Save the champagne for celebrating a big win rather than using it as inspiration for choosing your bets!

Reasons why most sports bettors lose.
Reasons why most sports bettors lose.

Methods in Profiting from Sports Bets

So now that we know what we should avoid when betting on popular sports (e.g., Football, American Football, Basketball, Baseball), what should we be doing to give ourselves the best chance to profit?

Set a Sports Betting Bankroll

Part of taking sports betting seriously is having a dedicated sports betting bankroll. Being able to track exactly how much you're up or down from day to day or week to week will help pinpoint when your decision-making is at its best or worst. A bankroll can also help you determine the ROI of sports bets you previously placed and are planning to make.

Having a dedicated bankroll allows you to scale up your betting as you win, creating a positive snowball effect where winning now means your future winnings get bigger. The best benefit of having an allocated bankroll is that it's always there when you find a good spot - there's no trying to find spare cash or borrowing off a mate, it's all there ready to bet with.

Look for Player Injuries and Sports News

Information is power, and nowhere is that more true than in sports betting. The best sports bettors gather as much information they can before a game and analyze it to help them predict the likelihood of each outcome.

Using sports news sites such as Sky Sports News and finding things like key players being injured, managers recently being hired/sacked, poor weather/travel conditions all affect how a team or a player might perform in a game. Your job as a sports bettor is to take in all that information and figure out how much (if at all) it will affect the result of the game, then bet accordingly.

Shop for Better Lines

Not all bookmakers evaluate the information in the build-up to a game the same way and as a result post differing lines. This is great news for us as sports bettors as once we've completed our analysis and decided what the line should be, we can shop around the various bookmakers to see which one gives us the best value.

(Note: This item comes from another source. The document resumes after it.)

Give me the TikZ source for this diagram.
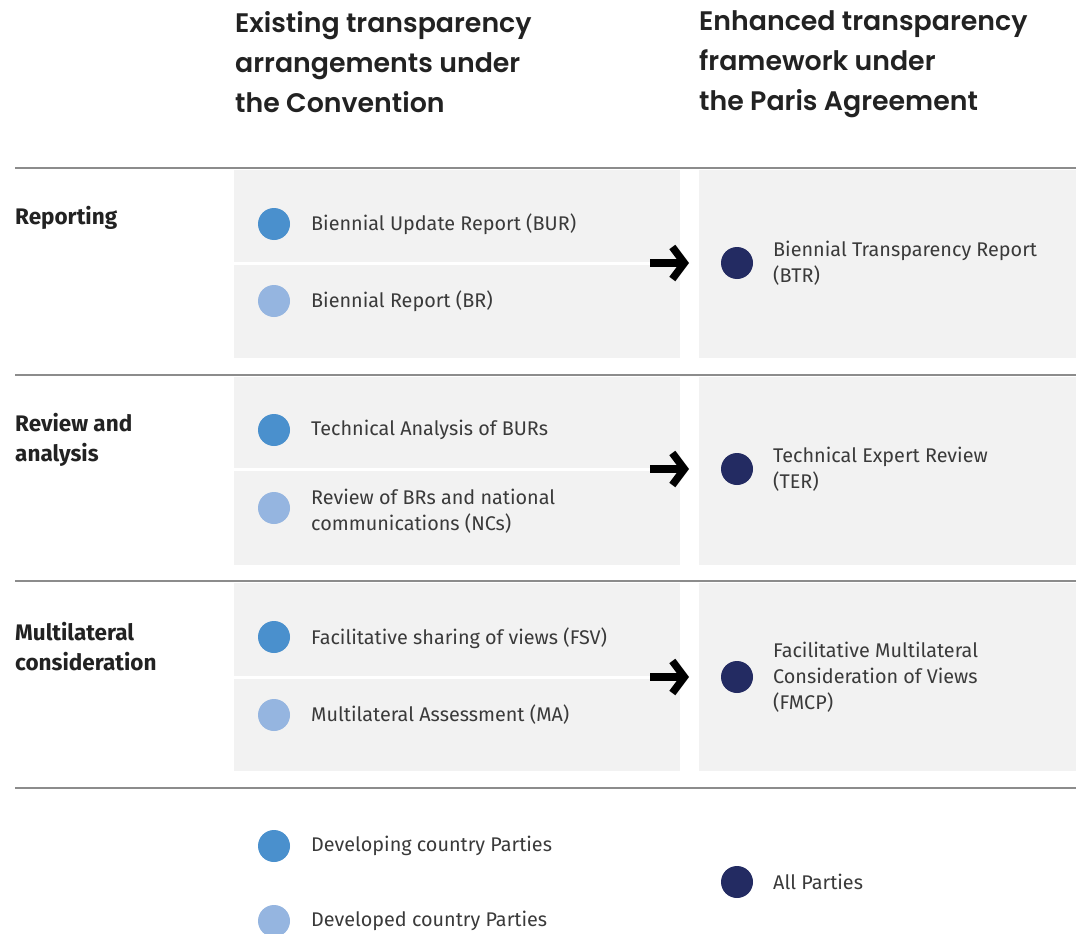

Some bookmakers offer boosted odds on some big events or will give you the chance to boost odds on any bet as a reward. These odds boosters can turn a bad bet into a good bet so it's worth taking advantage of these offers if you can find them.

Whilst most sports bettors lose in the long run, knowing what to avoid can help your chances and maybe turn you from a loser to a winner!

This article was published on October 6, 2021, and last updated on October 24, 2022.